The Pension Reserves Investment Trust combines the assets of the state employees’ and teachers’ retirement systems into a professionally managed investment fund. The board, created in 1983, is responsible for controlling the fund. As of June 30, the total assets reached almost $28 billion.

“A drastic mistake is being made,” McSherry said. “We’re going down the wrong road.”

There are many uncertainties surrounding the Hynes, questions only complicated by the facility’s transfer to the pension board. With the opening of the Boston Convention & Exhibition Center in South Boston next year, some are unsure that the Hynes has much of a future.

“No other city has two major convention centers,” Rooney said. “There’s a lot of questioning taking place around operating both facilities, it also creates uncertainty in marketing and selling. Will it close in the future? How do you book it, how do you sell it?”

However, Rooney refutes comments that label the Hynes a “white elephant.”

“That flies in the face of its performance. It has been a very successful convention venue,” he said. “That implies that it’s something that’s not successful but the opposite has occurred – it’s stimulated the Back Bay. The correct debate is, does Boston need two convention centers?”

If the pension board gets stuck with the Hynes, the legislation requires its continuance as a convention center unless the board submits a report detailing failed efforts to retain that use of the facility. Some say that there’s definitely a market for the Hynes, although not as a convention center.

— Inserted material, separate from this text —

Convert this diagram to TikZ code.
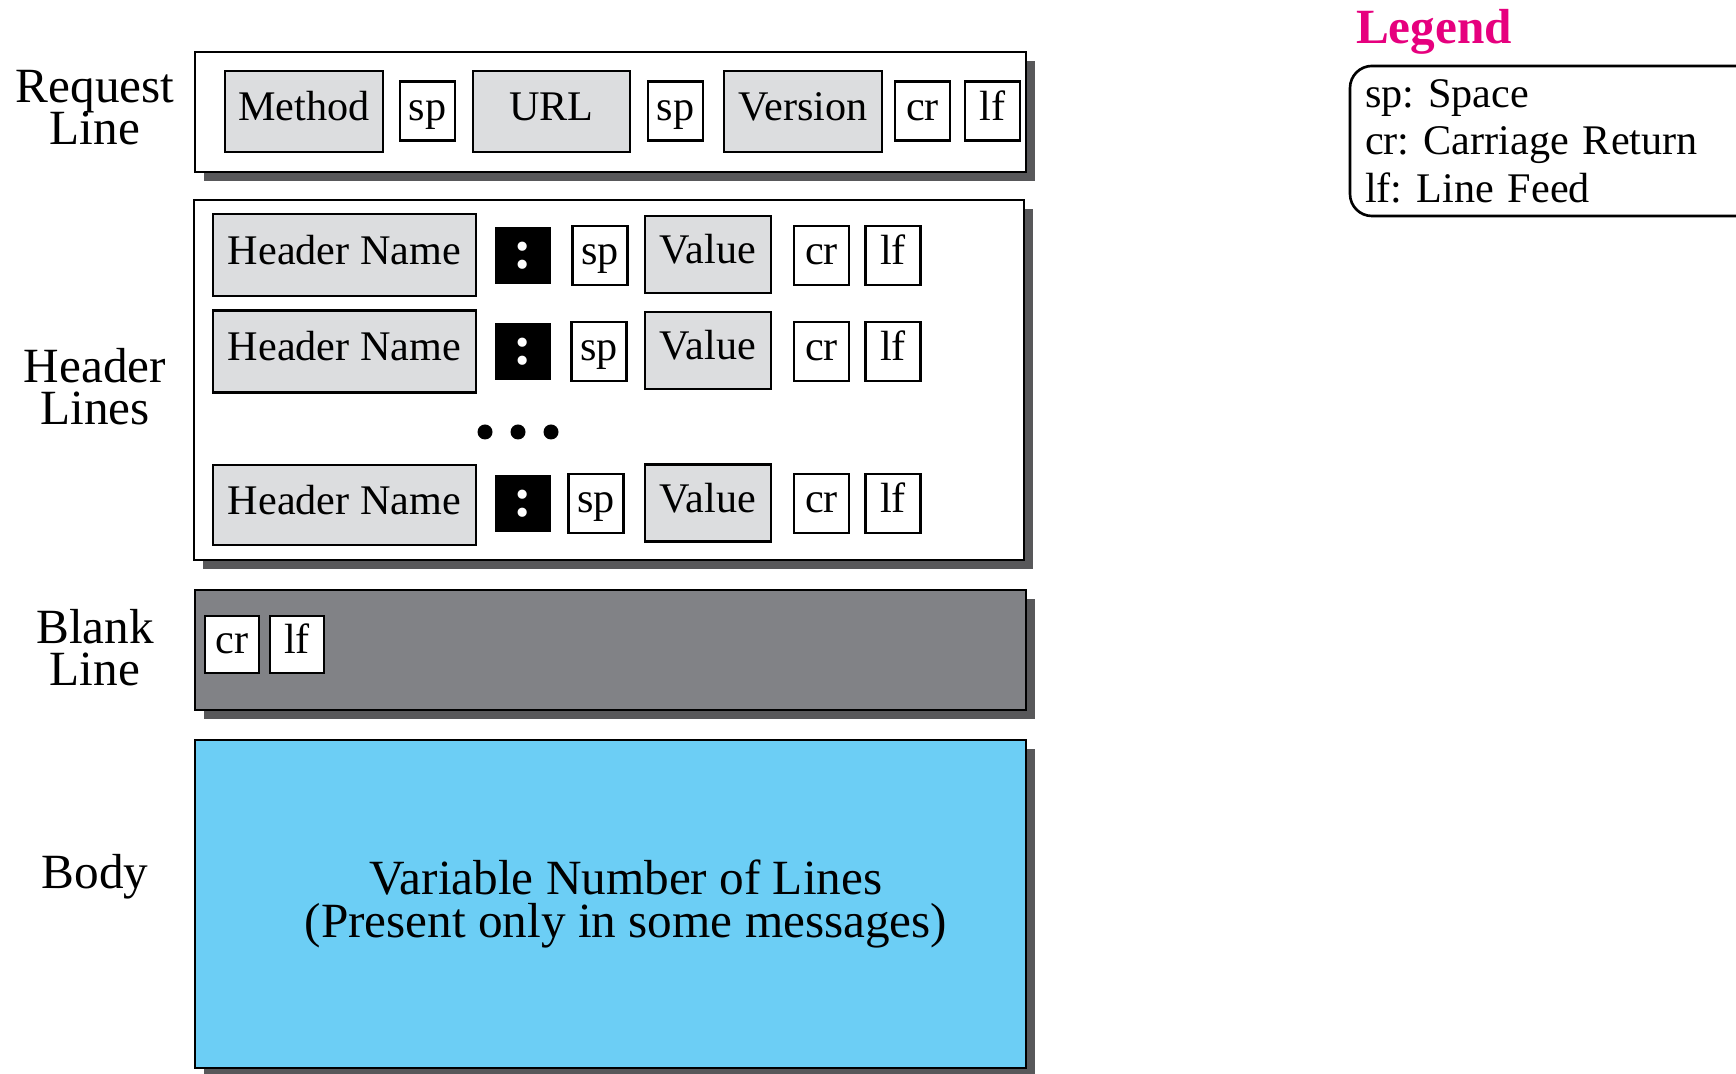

“Clearly it would be mixed use,” said Marci Griffith Loeber, executive director of Cushman & Wakefield’s Boston office. “That would be complementary to the Prudential Center,” which is located nearby.

Loeber said that the facility would be a challenging sell, based on the current market conditions and the difficulty of justifying office space with high vacancies. However, she said that the Back Bay location, combined with the adjoining Prudential Center would make it attractive to developers.